Many Brits are planning a winter sports holiday over the coming months. New research shows that one in five travellers are not taking out insurance, and the costs of an accident on the slopes can be huge.
This figure rises to a quarter of 15-24 year olds.
Every year there are numerous incidents where families are faced with huge medical bills following an accident on the slopes. This is often because people have not taken out travel insurance, or have not read the small print of their policy. The costs of an accident on the slopes can be significant - a fractured leg in the United States could land you with a medical bill of up to £40,000. A knee injury in Austria could set you back £8,000. Not getting covered or not training beforehand is just not worth the risk.
Lynda St Cooke from the Foreign Office, said:
“We strongly advise anyone hitting the slopes this winter to take out comprehensive travel insurance and make sure you have an up to date EHIC card. Don’t forget to check the small print - most insurance policies will not cover you if you’re under the influence of alcohol or venture off-piste. If you’re unlucky enough to have an accident and you’re not covered, you could find yourself thousands of pounds out of pocket.”
Winter sports checklist:
Before you go:
- Be physically prepared. This will help you get the most out of your trip and reduce your risk of injury. Good to practice sports include cycling and running. Also - don’t push yourself too far - there’s no shame in calling it a day early if you’re tired and enjoying the rest of the afternoon in the spa. Most injuries occur on the last run of the day when you’re tired.
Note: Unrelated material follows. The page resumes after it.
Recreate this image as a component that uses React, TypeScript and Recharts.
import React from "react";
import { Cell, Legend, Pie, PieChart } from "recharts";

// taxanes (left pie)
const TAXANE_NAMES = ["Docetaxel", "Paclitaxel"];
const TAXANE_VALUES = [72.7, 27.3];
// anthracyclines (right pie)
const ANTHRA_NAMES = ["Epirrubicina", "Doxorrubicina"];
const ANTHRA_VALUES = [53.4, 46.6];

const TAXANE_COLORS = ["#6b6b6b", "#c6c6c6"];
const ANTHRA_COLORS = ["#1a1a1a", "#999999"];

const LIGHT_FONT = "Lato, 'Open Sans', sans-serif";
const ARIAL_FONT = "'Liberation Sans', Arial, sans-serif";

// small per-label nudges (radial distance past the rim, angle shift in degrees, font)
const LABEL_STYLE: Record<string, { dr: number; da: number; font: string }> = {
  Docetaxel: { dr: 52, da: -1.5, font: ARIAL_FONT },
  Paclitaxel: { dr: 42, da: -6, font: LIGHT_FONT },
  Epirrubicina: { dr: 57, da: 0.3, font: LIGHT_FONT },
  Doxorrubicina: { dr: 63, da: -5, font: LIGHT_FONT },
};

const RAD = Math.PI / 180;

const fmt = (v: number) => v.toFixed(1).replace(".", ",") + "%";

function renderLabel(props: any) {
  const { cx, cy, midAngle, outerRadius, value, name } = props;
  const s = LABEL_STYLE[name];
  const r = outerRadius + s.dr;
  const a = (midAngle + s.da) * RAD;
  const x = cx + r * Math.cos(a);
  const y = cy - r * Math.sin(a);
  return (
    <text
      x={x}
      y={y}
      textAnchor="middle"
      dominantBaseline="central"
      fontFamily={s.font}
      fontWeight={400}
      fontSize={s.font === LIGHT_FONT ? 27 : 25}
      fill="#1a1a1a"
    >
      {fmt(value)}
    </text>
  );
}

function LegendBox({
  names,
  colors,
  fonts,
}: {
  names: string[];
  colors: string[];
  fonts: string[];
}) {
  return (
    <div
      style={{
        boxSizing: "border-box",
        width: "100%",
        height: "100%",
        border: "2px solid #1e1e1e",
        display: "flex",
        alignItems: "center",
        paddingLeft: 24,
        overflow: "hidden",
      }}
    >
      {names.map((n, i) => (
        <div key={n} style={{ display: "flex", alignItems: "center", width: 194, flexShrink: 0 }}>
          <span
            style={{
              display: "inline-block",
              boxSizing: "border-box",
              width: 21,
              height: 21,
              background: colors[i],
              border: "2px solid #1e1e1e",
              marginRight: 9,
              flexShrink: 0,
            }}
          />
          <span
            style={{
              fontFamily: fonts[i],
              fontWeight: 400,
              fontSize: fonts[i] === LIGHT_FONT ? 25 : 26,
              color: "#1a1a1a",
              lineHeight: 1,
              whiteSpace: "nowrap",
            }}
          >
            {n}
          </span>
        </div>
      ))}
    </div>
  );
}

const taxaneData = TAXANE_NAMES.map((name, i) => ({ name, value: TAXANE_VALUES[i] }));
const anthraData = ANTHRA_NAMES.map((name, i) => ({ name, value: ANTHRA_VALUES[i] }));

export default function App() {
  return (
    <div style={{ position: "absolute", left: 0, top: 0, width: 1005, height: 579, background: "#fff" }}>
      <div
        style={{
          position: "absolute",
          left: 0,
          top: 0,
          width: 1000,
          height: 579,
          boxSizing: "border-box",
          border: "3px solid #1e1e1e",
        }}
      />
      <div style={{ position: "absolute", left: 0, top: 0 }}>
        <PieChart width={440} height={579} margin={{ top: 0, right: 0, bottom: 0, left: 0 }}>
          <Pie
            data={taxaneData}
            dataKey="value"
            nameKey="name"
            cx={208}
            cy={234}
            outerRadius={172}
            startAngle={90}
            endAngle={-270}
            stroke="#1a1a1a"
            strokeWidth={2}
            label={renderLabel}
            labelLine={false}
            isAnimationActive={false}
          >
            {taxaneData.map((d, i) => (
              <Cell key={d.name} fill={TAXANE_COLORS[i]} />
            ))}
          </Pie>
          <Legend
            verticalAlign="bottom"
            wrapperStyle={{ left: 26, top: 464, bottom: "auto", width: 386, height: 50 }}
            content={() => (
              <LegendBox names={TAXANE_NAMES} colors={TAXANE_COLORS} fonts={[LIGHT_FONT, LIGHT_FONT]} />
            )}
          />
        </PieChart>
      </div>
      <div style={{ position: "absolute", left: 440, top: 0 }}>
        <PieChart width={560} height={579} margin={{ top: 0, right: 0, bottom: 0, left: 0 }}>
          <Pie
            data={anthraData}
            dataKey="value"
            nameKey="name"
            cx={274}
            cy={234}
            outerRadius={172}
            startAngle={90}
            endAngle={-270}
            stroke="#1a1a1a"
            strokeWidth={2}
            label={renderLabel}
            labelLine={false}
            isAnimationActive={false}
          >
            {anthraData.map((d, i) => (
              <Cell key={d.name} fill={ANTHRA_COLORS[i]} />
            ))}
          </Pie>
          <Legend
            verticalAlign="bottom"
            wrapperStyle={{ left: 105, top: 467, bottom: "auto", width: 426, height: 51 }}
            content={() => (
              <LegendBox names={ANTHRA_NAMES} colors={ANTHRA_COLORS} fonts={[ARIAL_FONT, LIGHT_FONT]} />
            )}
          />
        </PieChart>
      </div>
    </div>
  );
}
- Get the right insurance. When buying travel insurance make sure it covers all activities you might participate in e.g. sleigh rides, bob sleigh, Heli Skiing, snowboarding etc and check the small print for any hidden clauses e.g. “only covered off piste with a guide”
- Stay sun safe. Perhaps not the obvious things to pack for a winter holiday but the sun is much stronger at altitude, and you get a double hit when it reflects off the snow so sunglasses and high factor sun cream are essential items to avoid risk of burn and protect your eyes.
When you’re there:
- Know your limits. A night of apres ski or a boozy lunch can affect you more quickly at high altitudes. Be aware of your limits to stay safe on and off the slopes. If walking home at night make sure you keep to the designated resort paths and wrap up warm.
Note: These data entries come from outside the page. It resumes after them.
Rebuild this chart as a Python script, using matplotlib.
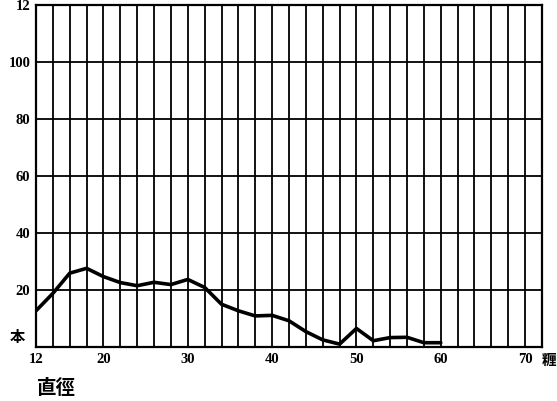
import matplotlib
matplotlib.use("Agg")
import matplotlib.pyplot as plt

# diameter classes (cm) and number of trees
diameters = [12, 14, 16, 18, 20, 22, 24, 26, 28, 30, 32, 34, 36, 38, 40,
             42, 44, 46, 48, 50, 52, 54, 56, 58, 60]
counts = [12.7, 18.8, 25.9, 27.6, 24.7, 22.6, 21.5, 22.7, 21.9, 23.7, 20.9,
          15.0, 12.7, 10.9, 11.1, 9.2, 5.4, 2.5, 1.0, 6.5, 2.2, 3.3, 3.4, 1.5, 1.5]

x_ticks = [12, 20, 30, 40, 50, 60, 70]
x_ticklabels = ["12", "20", "30", "40", "50", "60", "70"]
y_ticks = [20, 40, 60, 80, 100, 120]
y_ticklabels = ["20", "40", "60", "80", "100", "12"]

SERIF = ["Liberation Serif", "DejaVu Serif"]
CJK = ["Noto Sans CJK JP", "DejaVu Sans"]

fig = plt.figure(figsize=(5.57, 4.01), dpi=100)
ax = fig.add_axes([0.0646, 0.1347, 0.9084, 0.8528])

ax.set_xlim(12, 72)
ax.set_ylim(0, 120)

# grid: every 2 cm vertically, every 20 trees horizontally
for gx in range(14, 72, 2):
    ax.axvline(gx, color="black", lw=1.3, zorder=1)
for gy in y_ticks[:-1]:
    ax.axhline(gy, color="black", lw=1.3, zorder=1)

ax.plot(diameters, counts, color="black", lw=2.6, solid_joinstyle="round",
        solid_capstyle="round", zorder=3)

for s in ax.spines.values():
    s.set_linewidth(1.6)
    s.set_color("black")

ax.set_xticks(x_ticks)
ax.set_xticklabels(x_ticklabels, family=SERIF, fontweight="bold", fontsize=10.5)
ax.set_yticks(y_ticks)
ax.set_yticklabels(y_ticklabels, family=SERIF, fontweight="bold", fontsize=10.5)
ax.tick_params(length=0, pad=4)

ax.text(-0.022, 0.03, "本", transform=ax.transAxes, ha="right", va="center",
        family=CJK, fontweight="bold", fontsize=11)
fig.text(0.998, 0.102, "糎", ha="right", va="center",
         family=CJK, fontweight="bold", fontsize=10.5)
fig.text(0.066, 0.032, "直徑", ha="left", va="center",
         family=CJK, fontweight="bold", fontsize=14)

fig.savefig("out.png", dpi=100)
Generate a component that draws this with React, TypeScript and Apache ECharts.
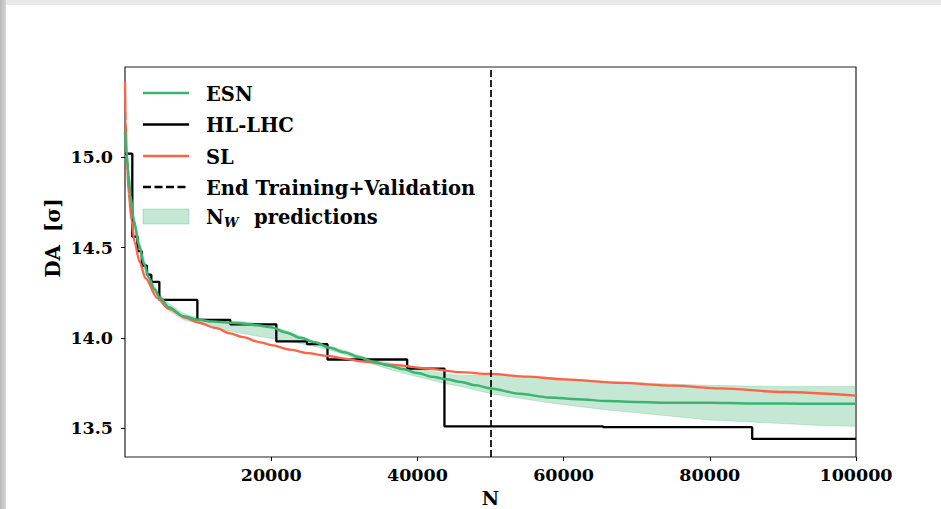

- Keep hydrated. Exercise in high altitude can lead your body to tire and dehydrate faster than usual so you’ll need to drink between four to six litres of water a day.
- Stretch and warm up. Cold weather can cause tension in your muscles making them more prone to injury. Make sure you stretch well by doing a few warm up exercises before you hit the slopes.
- Choose the right piste for your level. It might be tempting to impress your friends with that black run but overstretching yourself may lead you down a slippery slope. Also be aware that grading levels can be different; what may be a blue run in France may be a red run in Austria.
- Be sensible off piste. If you’re seeking fresh powder and unless you are trained, it is sensible to go with a group led by a professional guide. Pack the right equipment such as a probe pole and shovel.
- Be avalanche aware. Make sure you read or listen to the daily avalanche forecast to minimise your risk of being caught in one. The steeper the slope you ski on, the greater the avalanche risk.